At first glance, it seemed like the story of ex-stripper Heather Veitch and her friends in the JC's Girls Girls Girls ministry to women in the sex industry was destined for exclusive coverage on Geraldo at Large and other television shows that need punchy one-liners and lively images. To my shock, the Los Angeles Times took this story pretty seriously and ended up with a feature -- by reporter Stephen Clark -- that offers some insights into the sex trade as well as into one born-again woman's journey out of it. This is more than a novelty story for winking headline writers.
Yes, there are references to the fact that Veitch still likes to strip -- for her husband. You also knew that if she showed up on The 700 Club, someone was going to call her a "holy hottie." So be it. But, as a rule Clark just tells the story. Here is the basic description of the ministry:
Every month, JC's Girls (JC is for Jesus Christ) and a few female volunteer church members visit strip clubs, where they pay for lap dances. While alone with a stripper in a booth, they forgo the dance and share the Gospel. In January, JC's Girls went to Las Vegas for the AVN Adult Entertainment Expo, regarded as the nation's largest trade show in the porn business, and handed out more than 200 Bibles wrapped in "Holy Hottie" T-shirts. Veitch, 31, who was a stripper for four years, founded the outreach ministry last March.
A crucial element of the story is that this unconventional ministry is, in fact, part of a mainstream church -- the 1,700-member Sandals (Southern Baptist) Church in Riverside, Calif., and is in the annual budget. The Rev. Matt Brown offered this rather understated quote: "Some people in our church were concerned that some of their offerings and tithes were paying for lap dances."
Clark raises some serious questions linked to the role of beauty and sex appeal in a ministry of this kind. Meanwhile, Veitch understands -- because of the life she has lived -- that many of the women trapped in the sex industry have endured rape and abuse. They feel trapped by the big bucks and the rapt attention of men.

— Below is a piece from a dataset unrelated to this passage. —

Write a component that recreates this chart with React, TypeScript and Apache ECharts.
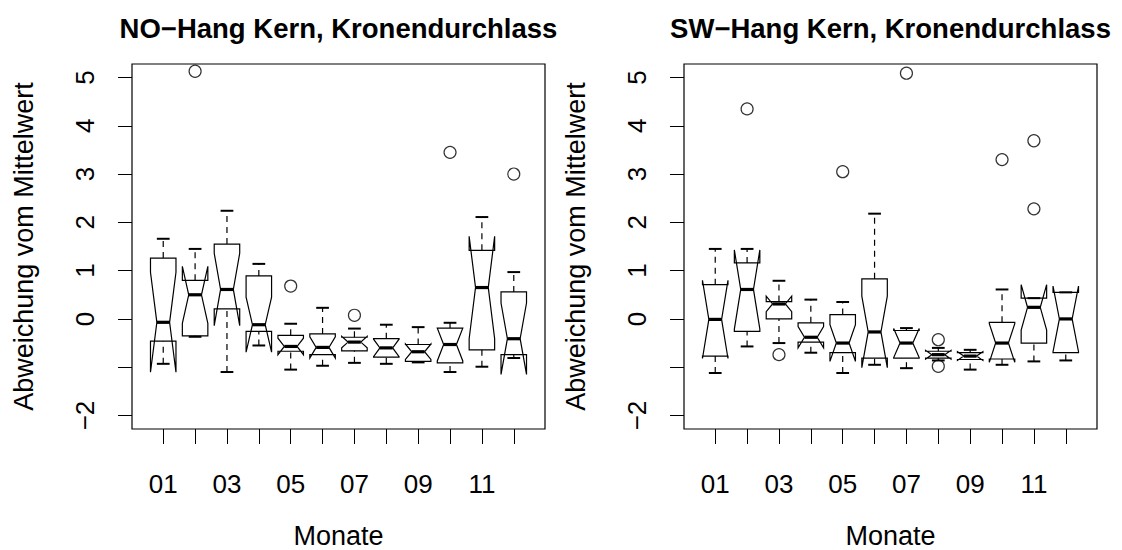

So, how can conservative church people reach out to people who are living lives on the wrong side such a gigantic cultural divide? As California Southern Baptist spokesman Terry Barone bluntly states:
"These women are doing what Jesus did," he said. "He ministered to prostitutes and tax collectors. He had a penchant for going to the people who needed his message -- not the religious people."
Clearly, this kind of ministry makes many church people terribly uncomfortable. At the same time, the theological issues that Veitch and her friends are raising are serious. Many of the women who try to flee from the nightclubs into the church get caught halfway in between. They feel trapped on several levels.
Thus, this surprisingly sobering story ends this way, with questions that must be taken seriously by churches of all kinds. I am glad that the Los Angeles Times played this story straight, low-key and factual:
Veitch ... continues doing interview after interview. She recently held her ground on "Hannity & Colmes" on Fox News. "Can you be a stripper and a believer at the same time?" Alan Colmes asked.
"The question," she answered, "is can you be a glutton and a believer at the same time? Can you be a liar and a believer at the same time? Yes."